Task directions -
Repeat the listing in full, word for word.

Collected data -

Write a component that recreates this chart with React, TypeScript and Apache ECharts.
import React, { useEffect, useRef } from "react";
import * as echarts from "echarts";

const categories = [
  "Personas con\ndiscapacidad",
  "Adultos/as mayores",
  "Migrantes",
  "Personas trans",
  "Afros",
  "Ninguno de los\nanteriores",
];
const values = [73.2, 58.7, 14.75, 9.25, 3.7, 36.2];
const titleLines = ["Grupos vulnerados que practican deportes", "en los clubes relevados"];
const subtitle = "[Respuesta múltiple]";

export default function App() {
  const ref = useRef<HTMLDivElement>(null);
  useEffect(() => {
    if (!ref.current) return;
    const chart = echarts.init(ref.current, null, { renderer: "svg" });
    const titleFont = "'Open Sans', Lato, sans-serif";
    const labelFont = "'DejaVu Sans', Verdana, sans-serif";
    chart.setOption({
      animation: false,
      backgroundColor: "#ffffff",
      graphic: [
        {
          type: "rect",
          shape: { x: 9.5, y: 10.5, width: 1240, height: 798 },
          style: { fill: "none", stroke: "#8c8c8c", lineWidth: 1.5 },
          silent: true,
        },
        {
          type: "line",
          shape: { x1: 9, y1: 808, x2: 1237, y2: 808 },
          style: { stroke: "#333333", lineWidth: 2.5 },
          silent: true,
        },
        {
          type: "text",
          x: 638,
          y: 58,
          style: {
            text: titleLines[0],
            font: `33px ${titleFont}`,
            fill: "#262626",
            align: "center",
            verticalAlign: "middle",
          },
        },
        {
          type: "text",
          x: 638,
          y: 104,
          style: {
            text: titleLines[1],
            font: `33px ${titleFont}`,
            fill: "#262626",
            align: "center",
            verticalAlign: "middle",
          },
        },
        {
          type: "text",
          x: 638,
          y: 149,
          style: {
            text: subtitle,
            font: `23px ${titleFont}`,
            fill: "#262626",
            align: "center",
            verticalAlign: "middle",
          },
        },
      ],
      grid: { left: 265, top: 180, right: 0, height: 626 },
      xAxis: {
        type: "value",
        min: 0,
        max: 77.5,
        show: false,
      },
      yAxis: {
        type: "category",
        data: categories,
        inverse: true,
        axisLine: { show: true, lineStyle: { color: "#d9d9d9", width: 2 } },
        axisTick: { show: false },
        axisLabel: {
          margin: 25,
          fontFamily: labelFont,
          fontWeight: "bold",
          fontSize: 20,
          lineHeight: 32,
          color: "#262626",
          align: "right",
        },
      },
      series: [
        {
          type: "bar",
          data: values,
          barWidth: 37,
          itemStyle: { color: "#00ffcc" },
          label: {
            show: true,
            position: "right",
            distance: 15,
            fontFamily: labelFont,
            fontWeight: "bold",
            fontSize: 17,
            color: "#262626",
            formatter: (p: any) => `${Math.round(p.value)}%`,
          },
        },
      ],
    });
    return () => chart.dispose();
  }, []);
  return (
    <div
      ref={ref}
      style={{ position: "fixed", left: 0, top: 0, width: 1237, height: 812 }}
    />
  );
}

Answer for this exercise -
Write a component that recreates this chart with React, TypeScript and Apache ECharts.
import React, { useEffect, useRef } from "react";
import * as echarts from "echarts";

const categories = [
  "Personas con\ndiscapacidad",
  "Adultos/as mayores",
  "Migrantes",
  "Personas trans",
  "Afros",
  "Ninguno de los\nanteriores",
];
const values = [73.2, 58.7, 14.75, 9.25, 3.7, 36.2];
const titleLines = ["Grupos vulnerados que practican deportes", "en los clubes relevados"];
const subtitle = "[Respuesta múltiple]";

export default function App() {
  const ref = useRef<HTMLDivElement>(null);
  useEffect(() => {
    if (!ref.current) return;
    const chart = echarts.init(ref.current, null, { renderer: "svg" });
    const titleFont = "'Open Sans', Lato, sans-serif";
    const labelFont = "'DejaVu Sans', Verdana, sans-serif";
    chart.setOption({
      animation: false,
      backgroundColor: "#ffffff",
      graphic: [
        {
          type: "rect",
          shape: { x: 9.5, y: 10.5, width: 1240, height: 798 },
          style: { fill: "none", stroke: "#8c8c8c", lineWidth: 1.5 },
          silent: true,
        },
        {
          type: "line",
          shape: { x1: 9, y1: 808, x2: 1237, y2: 808 },
          style: { stroke: "#333333", lineWidth: 2.5 },
          silent: true,
        },
        {
          type: "text",
          x: 638,
          y: 58,
          style: {
            text: titleLines[0],
            font: `33px ${titleFont}`,
            fill: "#262626",
            align: "center",
            verticalAlign: "middle",
          },
        },
        {
          type: "text",
          x: 638,
          y: 104,
          style: {
            text: titleLines[1],
            font: `33px ${titleFont}`,
            fill: "#262626",
            align: "center",
            verticalAlign: "middle",
          },
        },
        {
          type: "text",
          x: 638,
          y: 149,
          style: {
            text: subtitle,
            font: `23px ${titleFont}`,
            fill: "#262626",
            align: "center",
            verticalAlign: "middle",
          },
        },
      ],
      grid: { left: 265, top: 180, right: 0, height: 626 },
      xAxis: {
        type: "value",
        min: 0,
        max: 77.5,
        show: false,
      },
      yAxis: {
        type: "category",
        data: categories,
        inverse: true,
        axisLine: { show: true, lineStyle: { color: "#d9d9d9", width: 2 } },
        axisTick: { show: false },
        axisLabel: {
          margin: 25,
          fontFamily: labelFont,
          fontWeight: "bold",
          fontSize: 20,
          lineHeight: 32,
          color: "#262626",
          align: "right",
        },
      },
      series: [
        {
          type: "bar",
          data: values,
          barWidth: 37,
          itemStyle: { color: "#00ffcc" },
          label: {
            show: true,
            position: "right",
            distance: 15,
            fontFamily: labelFont,
            fontWeight: "bold",
            fontSize: 17,
            color: "#262626",
            formatter: (p: any) => `${Math.round(p.value)}%`,
          },
        },
      ],
    });
    return () => chart.dispose();
  }, []);
  return (
    <div
      ref={ref}
      style={{ position: "fixed", left: 0, top: 0, width: 1237, height: 812 }}
    />
  );
}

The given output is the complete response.